Adapted from a short story by horror maestro Clive Barker and directed by Bernard Rose, Candyman opened in theaters in 1992. It shocked and scared audiences, including this viewer, who had never seen a horror film quite like it before. Rose expertly builds tension throughout the film, until the horror of it all finally grabs you by the throat and drags you straight down into hell. Candyman is also a penetrating look at urban legends, big city blight, casual and overt racism, gender politics in academia, and of course the absolute horror of being swarmed by bees.
The film shifts Barker's story from England to Chicago, where we meet our protagonist Helen Lyle (Virginia Madsen in all of her 1990s glory), a young, white Chicago grad student researching urban legends. This leads her to the notorious Cabrini-Green housing projects, where the Candyman legend has been recounted in hushed tones by generations of residents. As the story goes, if you chant his name five times in a mirror, the hook-handed Candyman will appear. You might ask, why would anyone attempt this? For kicks and giggles and because it's just folklore, after all. Or is it? Helen quickly learns that folklore can be as real as a heart attack, as she descends further into the hellish nightmare world of Candyman. A professor tells her the story behind the man who would become Candyman (chillingly played by Tony Todd, in a role he'll always be synonymous with)—a Civil War era son of a slave who rose to prominence as an artist and inventor. He fathered a child with a white women and was then lynched by a white mob. They dismembered his painting hand, replacing it with a hook, before covering him in honey and letting bees sting him to death. His ashes were scattered across what would become Cabrini-Green. Residents tell Helen how they believe that Candyman has killed twenty-six people in the projects over the years. After she herself survives an assault from one of the Green's drug dealers while conducting research, Helen is then confronted by the man, the myth, the legend himself: Candyman. Because she's been telling people he's just a myth, he's decided to prove to her that he indeed exists.

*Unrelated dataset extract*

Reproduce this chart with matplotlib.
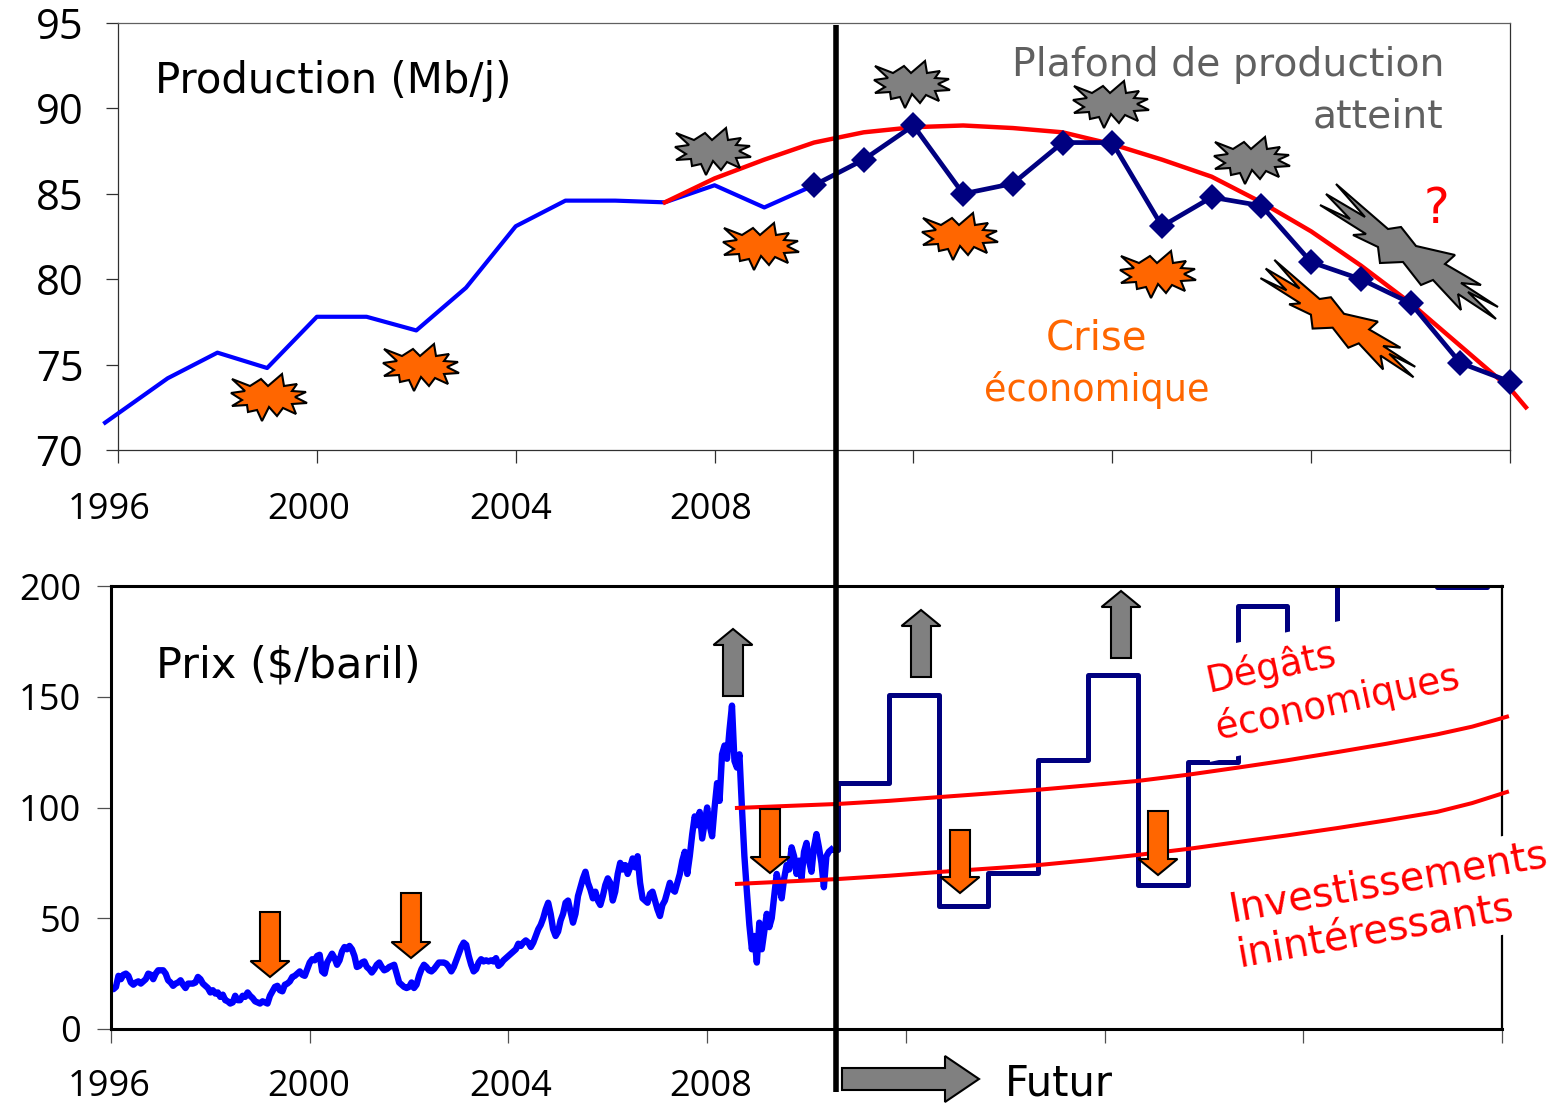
import matplotlib
matplotlib.use("Agg")
import matplotlib.pyplot as plt
from matplotlib.patches import Polygon
from matplotlib.transforms import ScaledTranslation

W, H = 1563, 1112
BLUE = "#0000ff"
NAVY = "#000080"
RED = "#ff0000"
ORANGE = "#ff6600"
GREY = "#808080"
TEXT_GREY = "#606060"
DIGITS = "Open Sans"

plt.rcParams["font.family"] = ["DejaVu Sans"]

# production, Mb/j
prod_years = [1995.74, 1997, 1998, 1999, 2000, 2001, 2002, 2003, 2004, 2005, 2006, 2007, 2008, 2009, 2010]
prod_values = [71.6, 74.2, 75.7, 74.8, 77.8, 77.8, 77.0, 79.5, 83.1, 84.6, 84.6, 84.5, 85.5, 84.2, 85.5]
fut_years = [2010, 2011, 2012, 2013, 2014, 2015, 2016, 2017, 2018, 2019, 2020, 2021, 2022, 2023, 2024]
fut_values = [85.5, 87.0, 89.0, 85.0, 85.6, 88.0, 88.0, 83.1, 84.8, 84.3, 81.0, 80.0, 78.6, 75.1, 74.0]
peak_years = [2007, 2008, 2009, 2010, 2011, 2012, 2013, 2014, 2015, 2016, 2017, 2018, 2019, 2020, 2021, 2022, 2023, 2024, 2024.32]
peak_values = [84.5, 85.9, 87.0, 88.0, 88.6, 88.9, 89.0, 88.85, 88.6, 87.9, 87.0, 86.0, 84.5, 82.8, 80.8, 78.6, 76.1, 73.6, 72.5]

# prix du baril, un releve tous les 0.05 an depuis 1996
price_values = [
    18.5, 18, 19, 24, 22.5, 24.5, 25, 24, 21, 20, 21, 21.5, 20.5, 21.5, 22.5, 25, 24.5, 22.5, 25, 26.5,
    26.5, 26.5, 25, 22, 21, 19.5, 20.5, 21, 22, 20, 18.5, 20.5, 20.5, 20.5, 21, 23.5, 22.5, 20.5, 19.5, 18.5,
    16.5, 17.5, 16, 16.5, 14.5, 15.5, 13, 12.5, 11.5, 12, 15, 13, 13, 15, 14.5, 16.5, 15, 14, 12.5, 12,
    11.5, 12.5, 12, 11.5, 15, 17, 19, 19.5, 17.5, 17, 20, 20.5, 21.5, 23.5, 24, 25, 26, 24.5, 24, 27,
    30, 31.5, 31, 33, 33.5, 26, 25, 30, 32, 34, 32, 29, 31, 35, 37, 36, 37.5, 36, 33, 28,
    28.5, 30, 30.5, 28, 27, 25.5, 27, 29, 30, 28, 26.5, 27, 28, 28.5, 29, 25, 21, 20, 19, 18.5,
    19, 21, 18.5, 20, 24, 27, 29, 28, 26.5, 26, 27, 28.5, 30, 30, 30, 29.5, 28, 26, 28, 31,
    34, 37, 39, 38, 33, 29, 26, 27, 30, 31.5, 30.5, 31, 30.5, 31, 30.5, 32, 28.5, 29.5, 31, 32,
    33, 34, 35, 36, 38.5, 37.5, 39, 40, 39, 37, 39, 42, 45, 47, 50, 54, 57, 52, 45, 42,
    44, 49, 52, 57, 58, 53, 48, 52, 60, 64, 68, 71, 66, 63, 59, 62, 58, 56, 60, 65,
    68, 66, 58, 62, 70, 75, 72, 74, 70, 73, 77, 73, 78, 66, 59, 58, 57, 61, 62, 58,
    54, 51, 56, 58, 62, 66, 63, 62, 66, 70, 76, 80, 70, 78, 88, 96, 92, 98, 86, 93,
    100, 92, 87, 100, 111, 103, 124, 128, 122, 135, 146, 121, 118, 124, 100, 78, 62, 47, 36, 42,
    30, 48, 36, 44, 52, 46, 50, 60, 70, 65, 59, 68, 74, 72, 82, 78, 70, 76, 68, 80,
    84, 76, 71, 82, 88, 82, 75, 64, 78, 80, 81,
]
price_years = [1996 + i * 0.05 for i in range(len(price_values))]

# scenario en paliers : un palier par an
step_years = [2010.5, 2010.63, 2011.66, 2012.67, 2013.65, 2014.66, 2015.67, 2016.67, 2017.68, 2018.68,
              2019.67, 2020.68, 2021.68, 2022.69, 2023.7]
step_values = [81, 111, 151, 55.5, 70.5, 121.5, 160, 65, 120.5, 191, 157, 230, 215, 199.5, 235]

limit_years = [2008.6, 2010.63, 2011.66, 2012.67, 2013.65, 2014.66, 2015.67, 2016.67, 2017.68, 2018.68,
               2019.67, 2020.68, 2021.68, 2022.69, 2023.4, 2024.1]
upper_limit = [99.8, 101.6, 103.0, 104.7, 106.3, 108.0, 110.0, 112.0, 114.8, 118.0,
               121.3, 125.0, 128.8, 133.0, 136.5, 141.0]
lower_limit = [65.5, 67.7, 69.2, 70.9, 72.4, 74.0, 76.2, 78.6, 81.3, 84.4,
               87.4, 90.7, 94.2, 98.0, 102.0, 107.0]

x_ticks = [1996, 2000, 2004, 2008, 2012, 2016, 2020, 2024]
x_labels = ["1996", "2000", "2004", "2008", "", "", "", ""]
top_label_shift = [-9, -8, -5, -4, 0, 0, 0, 0]
bot_label_shift = [-2, -1, 2, 4, 0, 0, 0, 0]

# contour des explosions, en pixels autour de leur centre
small_burst = [(-37, -19), (-19, -12), (-8, -19), (-1, -12), (13, -24), (15, -12), (28, -14), (23, -7),
               (37, -6), (26, -1), (38, 5), (23, 6), (27, 16), (14, 10), (8, 18), (0, 9),
               (-7, 23), (-12, 12), (-21, 14), (-22, 7), (-37, 8), (-27, 2), (-38, -5), (-24, -7)]
big_burst = [(-20, -23), (-72, -68), (-43, -35), (-82, -58), (-58, -33), (-88, -47), (-42, -18), (-55, -17),
             (-30, -5), (-28, 11), (-5, 10), (13, 33), (25, 28), (53, 58), (50, 42), (88, 67),
             (60, 40), (90, 55), (53, 31), (73, 33), (37, 12), (47, 3), (8, -6), (-7, -25)]
grey_small = [(713, 152), (912, 85), (1111, 105), (1252, 161)]
orange_small = [(269, 398), (421, 368), (761, 247), (960, 237), (1158, 275)]

# fleches verticales : centre, queue, pointe
down_arrows = [(270, 912, 977), (411, 893, 958), (770, 809, 873), (960, 830, 893), (1158, 811, 875)]
up_arrows = [(733, 696, 629), (921, 677, 610), (1121, 658, 591)]


def pix_axes(left, right, top, bottom):
    return fig.add_axes([left / W, 1 - bottom / H, (right - left) / W, (bottom - top) / H])


def burst(x, y, shape, color, scale=1.0):
    pts = [(x + dx * scale, y + dy * scale) for dx, dy in shape]
    over.add_patch(Polygon(pts, closed=True, fc=color, ec="black", lw=1.5, joinstyle="miter"))


def v_arrow(x, tail, tip, color):
    sign = 1 if tip > tail else -1
    base = tip - sign * 16
    pts = [(x - 10, tail), (x + 10, tail), (x + 10, base), (x + 19.5, base), (x, tip),
           (x - 19.5, base), (x - 10, base)]
    over.add_patch(Polygon(pts, closed=True, fc=color, ec="black", lw=1.5))


def shift_labels(ax, shifts):
    for lab, dx in zip(ax.get_xticklabels(), shifts):
        lab.set_transform(lab.get_transform() + ScaledTranslation(dx / 100, 0, fig.dpi_scale_trans))


fig = plt.figure(figsize=(W / 100, H / 100), dpi=100)

# --- production ---
ax1 = pix_axes(118, 1510, 23, 450)
ax1.plot(prod_years, prod_values, color=BLUE, lw=3, clip_on=False, zorder=3)
ax1.plot(peak_years, peak_values, color=RED, lw=3.2, clip_on=False, zorder=4)
ax1.plot(fut_years, fut_values, color=NAVY, lw=3.4, marker="D", ms=13.5, mew=0, clip_on=False, zorder=5)
ax1.set_xlim(1996, 2024)
ax1.set_ylim(70, 95)
ax1.set_yticks([70, 75, 80, 85, 90, 95])
ax1.set_xticks(x_ticks)
ax1.set_xticklabels(x_labels)
ax1.tick_params(axis="both", labelsize=26, length=9, width=0.9, color="#303030", labelfontfamily=DIGITS)
ax1.tick_params(axis="y", pad=16, labelsize=30)
ax1.tick_params(axis="x", pad=21.5)
shift_labels(ax1, top_label_shift)
for s in ax1.spines.values():
    s.set_linewidth(0.9)
    s.set_color("#303030")
ax1.spines["top"].set_color("#606060")

# --- prix ---
ax2 = pix_axes(111, 1502, 586, 1029)
ax2.step(step_years + [2024], step_values + [235], where="post", color=NAVY, lw=3.6, zorder=2)
ax2.plot(price_years, price_values, color=BLUE, lw=4.6, zorder=2.2)
ax2.plot(limit_years, upper_limit, color=RED, lw=2.9, clip_on=False, zorder=4)
ax2.plot(limit_years, lower_limit, color=RED, lw=2.9, clip_on=False, zorder=4)
ax2.set_xlim(1996, 2024)
ax2.set_ylim(0, 200)
ax2.set_yticks([0, 50, 100, 150, 200])
ax2.set_xticks(x_ticks)
ax2.set_xticklabels(x_labels)
ax2.tick_params(axis="both", labelsize=26, length=10, width=0.9, color="#505050", labelfontfamily=DIGITS)
ax2.tick_params(axis="y", pad=11.5)
ax2.tick_params(axis="x", pad=19)
shift_labels(ax2, bot_label_shift)
for name in ["left", "top", "bottom"]:
    ax2.spines[name].set_linewidth(2.2)
ax2.spines["right"].set_linewidth(1.6)

# calque en pixels pour les annotations
over = fig.add_axes([0, 0, 1, 1], zorder=5)
over.set_xlim(0, W)
over.set_ylim(H, 0)
over.axis("off")

over.plot([836, 836], [25, 1092], color="black", lw=4, solid_capstyle="butt")

for x, y in grey_small:
    burst(x, y, small_burst, GREY)
for x, y in orange_small:
    burst(x, y, small_burst, ORANGE)
burst(1408, 252, big_burst, GREY)
burst(1337, 319, big_burst, ORANGE, scale=0.87)

for x, tail, tip in down_arrows:
    v_arrow(x, tail, tip, ORANGE)
for x, tail, tip in up_arrows:
    v_arrow(x, tail, tip, GREY)

over.add_patch(Polygon([(842, 1068), (945, 1068), (945, 1056), (979, 1079), (945, 1102), (945, 1090), (842, 1090)],
                       closed=True, fc=GREY, ec="black", lw=1.5))

over.text(155, 93, "Production (Mb/j)", fontsize=30.2)
over.text(156, 677, "Prix ($/baril)", fontsize=31)
over.text(1005, 1095, "Futur", fontsize=30)
over.text(1445, 76, "Plafond de production", fontsize=28.4, color=TEXT_GREY, ha="right")
over.text(1443, 127, "atteint", fontsize=28.4, color=TEXT_GREY, ha="right")
over.text(1436, 223, "?", fontsize=35, color=RED, ha="center")
over.text(1097, 350, "Crise", fontsize=29, color=ORANGE, ha="center")
over.text(1097, 401, "économique", fontsize=26.4, color=ORANGE, ha="center")

# ces deux blocs masquent les paliers et le bord droit, les courbes rouges restent devant
ax2.text(1211, 705, "Dégâts\néconomiques", transform=over.transData, fontsize=26.8, color=RED, rotation=12,
         rotation_mode="anchor", ha="left", va="center", linespacing=1.32, zorder=3, clip_on=False,
         bbox=dict(fc="white", ec="none", pad=9))
ax2.text(1233, 933, "Investissements\ninintéressants", transform=over.transData, fontsize=28.6, color=RED,
         rotation=10, rotation_mode="anchor", ha="left", va="center", linespacing=1.2, zorder=3, clip_on=False,
         bbox=dict(fc="white", ec="none", pad=4))

fig.savefig("out.png", dpi=100)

After blacking out and waking up at the scene of a murder, Helen is arrested for the crime. This is only Candyman's first salvo in his deadly campaign to prove his point to Helen. More horror ensues, and each step of the way Helen falls deeper into the mouth of madness. We learn that Helen is quite possibly the reincarnation of Candyman's lover ("It was always you, Helen"), adding another layer of psychological horror to the proceedings. Candyman is an extremely effective horror film that also mixes in nuanced commentary on various societal issues. Helen's struggles as a young woman in a male-dominated academic world are explored. Psychological terror and physical violence are both utilized effectively in the film, while the racial injustices in America's past and present inform the film's content and message. It's gorgeously shot by Rose and cinematographer Anthony B. Richmond, and eerily scored by the legendary Philip Glass. Dread hangs like a black cloud over the film at all times, in scenes in dimly lit apartments or campus lecture halls, or when Helen enters a world she can't possibly understand in the Cabrini-Green projects, or when she finally descends into an abyss of chaos and horror. The film's ominous tone never lets you relax, even for a moment.

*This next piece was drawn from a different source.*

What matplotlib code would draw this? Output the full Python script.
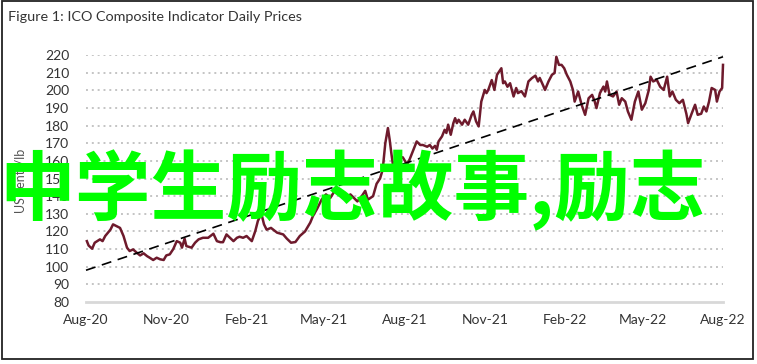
import numpy as np
import matplotlib
matplotlib.use("Agg")
import matplotlib.pyplot as plt
import matplotlib.dates as mdates
from matplotlib.patches import Rectangle

plt.rcParams['font.family'] = ['Lato', 'Noto Sans CJK SC', 'DejaVu Sans']

# ICO composite indicator (US cents/lb)
dates = [
    "2020-08-02", "2020-08-04", "2020-08-08", "2020-08-11", "2020-08-17", "2020-08-20",
    "2020-08-23", "2020-08-29", "2020-09-01", "2020-09-05", "2020-09-09", "2020-09-13",
    "2020-09-17", "2020-09-20", "2020-09-24", "2020-09-28", "2020-10-02", "2020-10-06",
    "2020-10-10", "2020-10-13", "2020-10-17", "2020-10-21", "2020-10-25", "2020-10-29",
    "2020-11-01", "2020-11-05", "2020-11-09", "2020-11-13", "2020-11-17", "2020-11-19",
    "2020-11-22", "2020-11-24", "2020-11-30", "2020-12-04", "2020-12-08", "2020-12-13",
    "2020-12-19", "2020-12-25", "2020-12-29", "2021-01-02", "2021-01-05", "2021-01-09",
    "2021-01-13", "2021-01-17", "2021-01-21", "2021-01-24", "2021-01-28", "2021-02-01",
    "2021-02-07", "2021-02-11", "2021-02-14", "2021-02-18", "2021-02-21", "2021-02-24",
    "2021-03-01", "2021-03-08", "2021-03-15", "2021-03-19", "2021-03-24", "2021-03-29",
    "2021-04-03", "2021-04-09", "2021-04-15", "2021-04-18", "2021-04-23", "2021-04-28",
    "2021-05-03", "2021-05-08", "2021-05-13", "2021-05-19", "2021-05-25", "2021-05-31",
    "2021-06-08", "2021-06-13", "2021-06-17", "2021-06-20", "2021-06-26", "2021-06-30",
    "2021-07-04", "2021-07-07", "2021-07-10", "2021-07-13", "2021-07-15", "2021-07-17",
    "2021-07-19", "2021-07-23", "2021-07-30", "2021-08-04", "2021-08-07", "2021-08-11",
    "2021-08-15", "2021-08-19", "2021-08-22", "2021-08-27", "2021-08-30", "2021-09-02",
    "2021-09-05", "2021-09-07", "2021-09-09", "2021-09-13", "2021-09-16", "2021-09-18",
    "2021-09-20", "2021-09-23", "2021-09-26", "2021-09-28", "2021-09-30", "2021-10-02",
    "2021-10-06", "2021-10-09", "2021-10-13", "2021-10-17", "2021-10-19", "2021-10-22",
    "2021-10-25", "2021-10-28", "2021-11-01", "2021-11-03", "2021-11-05", "2021-11-09",
    "2021-11-12", "2021-11-15", "2021-11-20", "2021-11-22", "2021-11-24", "2021-11-27",
    "2021-11-30", "2021-12-04", "2021-12-07", "2021-12-09", "2021-12-13", "2021-12-17",
    "2021-12-21", "2021-12-25", "2021-12-29", "2022-01-01", "2022-01-03", "2022-01-07",
    "2022-01-09", "2022-01-13", "2022-01-17", "2022-01-20", "2022-01-22", "2022-01-25",
    "2022-01-28", "2022-01-31", "2022-02-03", "2022-02-07", "2022-02-10", "2022-02-12",
    "2022-02-16", "2022-02-20", "2022-02-24", "2022-02-28", "2022-03-04", "2022-03-07",
    "2022-03-09", "2022-03-13", "2022-03-17", "2022-03-19", "2022-03-21", "2022-03-24",
    "2022-03-28", "2022-04-01", "2022-04-04", "2022-04-07", "2022-04-11", "2022-04-14",
    "2022-04-18", "2022-04-22", "2022-04-26", "2022-04-30", "2022-05-04", "2022-05-08",
    "2022-05-10", "2022-05-13", "2022-05-17", "2022-05-21", "2022-05-25", "2022-05-29",
    "2022-06-01", "2022-06-04", "2022-06-08", "2022-06-12", "2022-06-16", "2022-06-20",
    "2022-06-22", "2022-06-26", "2022-06-30", "2022-07-03", "2022-07-07", "2022-07-10",
    "2022-07-13", "2022-07-16", "2022-07-19", "2022-07-23", "2022-07-25", "2022-07-28",
    "2022-07-31", "2022-08-01",
]
prices = [
    114.5, 112.0, 110.2, 113.6, 115.5, 114.5,
    117.4, 121.0, 124.0, 123.0, 122.0, 117.4,
    110.8, 108.9, 109.8, 108.0, 106.4, 107.6,
    106.0, 105.1, 103.8, 105.1, 104.2, 103.8,
    106.4, 107.0, 110.0, 114.5, 113.6, 110.8,
    115.9, 111.7, 110.8, 113.6, 115.5, 116.4,
    116.4, 118.7, 114.5, 113.9, 113.9, 118.3,
    116.4, 114.5, 116.4, 117.0, 116.4, 117.4,
    114.5, 120.2, 126.0, 130.0, 124.0, 121.0,
    122.0, 119.3, 118.3, 116.0, 113.6, 114.0,
    117.4, 120.0, 125.0, 128.6, 133.0, 138.0,
    141.0, 139.0, 143.0, 141.0, 138.0, 141.0,
    137.0, 140.0, 143.0, 138.0, 140.0, 147.0,
    150.0, 155.0, 170.0, 178.6, 172.0, 164.0,
    157.0, 162.0, 162.0, 158.0, 161.0, 166.0,
    171.0, 169.0, 169.0, 168.0, 169.0, 167.0,
    168.5, 166.3, 171.0, 173.9, 177.6, 175.8,
    180.5, 174.8, 181.4, 184.2, 181.4, 183.3,
    180.5, 183.3, 180.5, 186.1, 188.0, 182.4,
    179.5, 193.6, 200.2, 198.4, 200.2, 205.8,
    200.2, 208.8, 212.5, 204.0, 205.0, 202.0,
    204.0, 196.5, 201.3, 198.4, 199.5, 196.5,
    205.0, 206.9, 208.3, 205.0, 207.0, 202.6,
    200.2, 205.0, 208.8, 209.8, 219.0, 214.4,
    214.4, 212.5, 208.8, 205.0, 200.2, 193.6,
    199.3, 191.8, 186.1, 195.5, 197.4, 193.6,
    189.9, 198.4, 202.1, 199.3, 205.0, 197.4,
    196.5, 199.3, 191.8, 195.5, 193.6, 188.0,
    183.3, 193.6, 199.3, 189.0, 192.7, 200.2,
    207.7, 205.0, 206.0, 202.0, 200.2, 207.7,
    196.5, 199.3, 194.6, 192.7, 194.6, 186.7,
    181.4, 186.7, 191.8, 186.1, 186.7, 190.8,
    188.0, 193.6, 201.3, 200.2, 193.6, 199.3,
    201.3, 214.4,
]
trend_dates = ["2020-08-01", "2022-08-01"]
trend_vals = [98.0, 219.0]
tick_dates = ["2020-08-01", "2020-11-01", "2021-02-01", "2021-05-01", "2021-08-01",
              "2021-11-01", "2022-02-01", "2022-05-01", "2022-08-01"]
y_ticks = list(range(80, 221, 10))

title = "Figure 1: ICO Composite Indicator Daily Prices"
y_label = "US cents/lb"
overlay = "中学生励志故事,励志"

d = np.array(dates, dtype="datetime64[D]")
td = np.array(trend_dates, dtype="datetime64[D]")
xt = np.array(tick_dates, dtype="datetime64[D]")

W, H = 757, 364
fig = plt.figure(figsize=(W / 100, H / 100), dpi=100)
ax = fig.add_axes([86 / W, 1 - 302 / H, (723 - 86) / W, (302 - 55) / H])

ax.plot(d, prices, color="#6e1a2c", lw=1.8, clip_on=False, zorder=3)
ax.plot(td, trend_vals, color="black", lw=1.2, dashes=(6, 4), clip_on=False, zorder=4)

ax.set_xlim(xt[0], xt[-1])
ax.set_ylim(80, 220)
ax.set_yticks(y_ticks)
ax.set_xticks(xt)
ax.xaxis.set_major_formatter(mdates.DateFormatter("%b-%y"))
for y in y_ticks[1:]:
    ax.axhline(y, color="#c4c4c4", lw=1.4, ls=(0, (1, 2)), zorder=1)

for s in ["top", "right", "left"]:
    ax.spines[s].set_visible(False)
ax.spines["bottom"].set_color("#d8d8d8")
ax.spines["bottom"].set_linewidth(2)
ax.tick_params(length=0, labelsize=10, colors="#333333")
ax.tick_params(axis="y", pad=12)
ax.tick_params(axis="x", pad=9)
ax.set_ylabel(y_label, fontsize=9, color="#555555", labelpad=10)
ax.yaxis.set_label_coords(-0.094, 0.49)

fig.text(8 / W, 1 - 17 / H, title, fontsize=10.4, color="#333333", va="center", ha="left")
fig.text(353 / W, 1 - 190 / H, overlay, fontsize=54.5, fontweight="bold", color="#00ff00",
         family=["Noto Sans CJK SC", "DejaVu Sans"], ha="center", va="center", zorder=10)

fig.patches.append(Rectangle((2 / W, 1 - 359 / H), 751 / W, 358 / H, transform=fig.transFigure,
                             fill=False, edgecolor="#222222", lw=1.3))

fig.savefig("out.png", dpi=100)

I won't reveal any more plot points because I don't want to ruin the deliciously malevolent twists and turns in the latter part of the film; you really should seek this one out for yourself. Candyman was a sleeper hit in theaters and still regularly pops up on best-of horror movie lists. Since its release, it's lived on as a cult classic in horror movie fan circles. It's also a fairly unique film in the annals of horror - it's hard to think of any others that take these particular elements -- racism, classism, sexism, urban mythology, and of course horror -- and assemble them together as well as Candyman does.